Your task |
Find every line in the records below that contains the word "this", and copy each such line.

-------- Data --------

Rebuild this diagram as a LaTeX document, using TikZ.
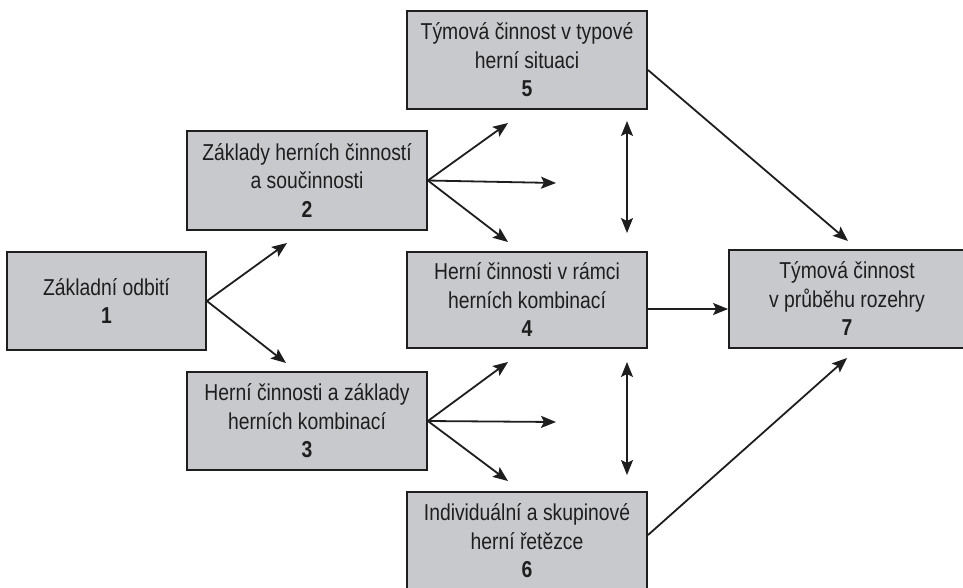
\documentclass[tikz,border=0pt]{standalone}
\usepackage{fontspec}
\setmainfont[FakeStretch=0.84]{Liberation Sans}
\usetikzlibrary{arrows.meta}
\definecolor{boxgray}{RGB}{200,201,204}
\definecolor{inkline}{RGB}{30,30,30}
\tikzset{
  stagebox/.style={draw=inkline, line width=1.8pt, fill=boxgray, inner sep=0pt,
    align=center, font=\fontsize{23}{28.5}\selectfont, text=inkline},
  flow/.style={draw=inkline, line width=1.8pt, -{Stealth[length=15pt,width=12pt,inset=3pt]}},
  both/.style={draw=inkline, line width=1.8pt, {Stealth[length=15pt,width=12pt,inset=3pt]}-{Stealth[length=15pt,width=12pt,inset=3pt]}}
}
\begin{document}
\begin{tikzpicture}[x=1pt,y=-1pt]
\useasboundingbox (0,0) rectangle (963,587);
\clip (0,0) rectangle (963,587);
\fill[white] (0,0) rectangle (963,587);

\node[stagebox, minimum width=199pt, minimum height=98pt] (b1) at (106.5,301) {Základní odbití\\\textbf{1}};
\node[stagebox, minimum width=240pt, minimum height=99pt] (b2) at (307,180.5) {Základy herních činností\\a součinnosti\\\textbf{2}};
\node[stagebox, minimum width=240pt, minimum height=98pt] (b3) at (307,421) {Herní činnosti a základy\\herních kombinací\\\textbf{3}};
\node[stagebox, minimum width=240pt, minimum height=96pt] (b4) at (527,300) {Herní činnosti v rámci\\herních kombinací\\\textbf{4}};
\node[stagebox, minimum width=240pt, minimum height=98pt] (b5) at (527,60) {Týmová činnost v typové\\herní situaci\\\textbf{5}};
\node[stagebox, minimum width=240pt, minimum height=98pt] (b6) at (527,541) {Individuální a skupinové\\herní řetězce\\\textbf{6}};
\node[stagebox, minimum width=236pt, minimum height=98pt] (b7) at (847,299) {Týmová činnost\\v průběhu rozehry\\\textbf{7}};

% free arrow ends
\coordinate (t1a) at (287,243);
\coordinate (t1b) at (286,363);
\coordinate (t2a) at (508,123);
\coordinate (t2b) at (556,183);
\coordinate (t2c) at (508,242);
\coordinate (t3a) at (508,362);
\coordinate (t3b) at (556,422);
\coordinate (t3c) at (508,481);
\coordinate (d1a) at (627,121);
\coordinate (d1b) at (627,233);
\coordinate (d2a) at (627,362);
\coordinate (d2b) at (627,475);
\coordinate (s5) at (648,70);
\coordinate (e5) at (848,241);
\coordinate (s6) at (648,535);
\coordinate (e6) at (847,358);

\draw[flow] (b1.east) -- (t1a);
\draw[flow] (b1.east) -- (t1b);
\draw[flow] (b2.east) -- (t2a);
\draw[flow] (b2.east) -- (t2b);
\draw[flow] (b2.east) -- (t2c);
\draw[flow] (b3.east) -- (t3a);
\draw[flow] (b3.east) -- (t3b);
\draw[flow] (b3.east) -- (t3c);
\draw[both] (d1a) -- (d1b);
\draw[both] (d2a) -- (d2b);
\draw[flow] (s5) -- (e5);
\draw[flow] (b4.east |- 0,309) -- (b7.west |- 0,309);
\draw[flow] (s6) -- (e6);
\end{tikzpicture}
\end{document}
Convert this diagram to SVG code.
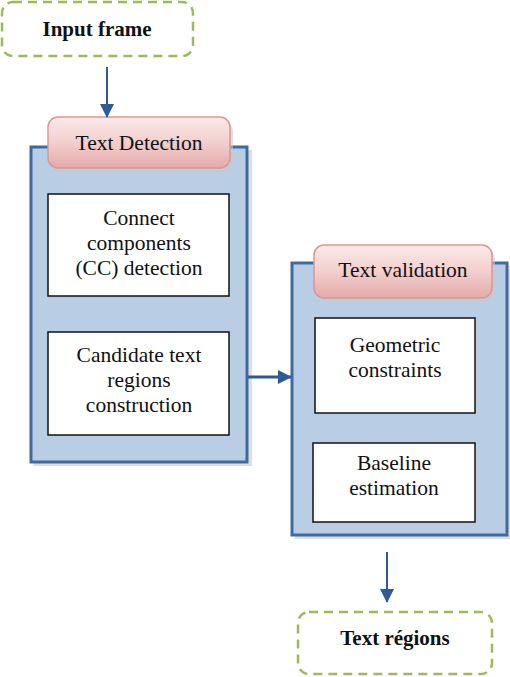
<svg xmlns="http://www.w3.org/2000/svg" width="510" height="677" viewBox="0 0 510 677">
<defs>
<linearGradient id="pink" x1="0" y1="0" x2="0" y2="1">
<stop offset="0" stop-color="#FBEAEA"/>
<stop offset="0.5" stop-color="#F2CFCE"/>
<stop offset="1" stop-color="#E3A9A8"/>
</linearGradient>
<marker id="ahb" markerWidth="14" markerHeight="14" refX="13" refY="7" orient="auto" markerUnits="userSpaceOnUse" viewBox="0 0 14 14">
<path d="M0,0 L14,7 L0,14 z" fill="#2E5C92"/>
</marker>
</defs>
<style>
.term{fill:#fff;stroke:#9BBB59;stroke-width:2.5;stroke-dasharray:9 6}
.panel{fill:#B9CDE5;stroke:#3F6A9E;stroke-width:3}
.shadow{fill:#C8C8C8;opacity:0.6}
.tab{fill:url(#pink);stroke:#D99694;stroke-width:1.5}
.box{fill:#fff;stroke:#111;stroke-width:1.5}
.t{font-size:21.5px;fill:#111;text-anchor:middle}
.b{font-weight:bold;font-size:21px}
.conn{stroke:#2E5C92;fill:none}
</style>
<g font-family="'Liberation Serif', 'Times New Roman', 'DejaVu Serif', serif">
<g id="input-frame">
<rect class="term" x="2" y="2" width="191" height="54" rx="11"/>
<text class="t b" x="97" y="36">Input frame</text>
</g>
<g id="text-detection">
<rect class="shadow" x="34" y="150" width="218" height="316"/>
<rect class="panel" x="31" y="147" width="216" height="315"/>
<rect class="shadow" x="51" y="121" width="182" height="51" rx="10"/>
<rect class="tab" x="48" y="117" width="182" height="51" rx="10"/>
<text class="t" x="139" y="150">Text Detection</text>
</g>
<g id="cc-detection">
<rect class="box" x="48" y="194" width="181" height="102"/>
<text class="t" x="139" y="225">Connect</text>
<text class="t" x="139" y="250">components</text>
<text class="t" x="139" y="275">(CC) detection</text>
</g>
<g id="candidate-regions">
<rect class="box" x="48" y="332" width="181" height="103"/>
<text class="t" x="139" y="362">Candidate text</text>
<text class="t" x="139" y="387">regions</text>
<text class="t" x="139" y="412">construction</text>
</g>
<g id="text-validation">
<rect class="shadow" x="295" y="266" width="216" height="273"/>
<rect class="panel" x="292" y="263" width="215" height="272"/>
<rect class="shadow" x="317" y="249" width="178" height="53" rx="10"/>
<rect class="tab" x="314" y="245" width="178" height="53" rx="10"/>
<text class="t" x="403" y="277">Text validation</text>
</g>
<g id="geometric-constraints">
<rect class="box" x="315" y="318" width="160" height="95"/>
<text class="t" x="395" y="352">Geometric</text>
<text class="t" x="395" y="377">constraints</text>
</g>
<g id="baseline-estimation">
<rect class="box" x="313" y="443" width="162" height="79"/>
<text class="t" x="394" y="470">Baseline</text>
<text class="t" x="394" y="495">estimation</text>
</g>
<g id="text-regions">
<rect class="term" x="298" y="612" width="194" height="62" rx="11"/>
<text class="t b" x="395" y="645">Text régions</text>
</g>
</g>
<g id="connectors">
<line class="conn" x1="107" y1="67" x2="107" y2="117" stroke-width="2" marker-end="url(#ahb)"/>
<line class="conn" x1="248" y1="377" x2="291" y2="377" stroke-width="3" marker-end="url(#ahb)"/>
<line class="conn" x1="387" y1="552" x2="387" y2="602" stroke-width="2" marker-end="url(#ahb)"/>
</g>
</svg>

--------

Written solution |
Rebuild this diagram as a LaTeX document, using TikZ.
Convert this diagram to SVG code.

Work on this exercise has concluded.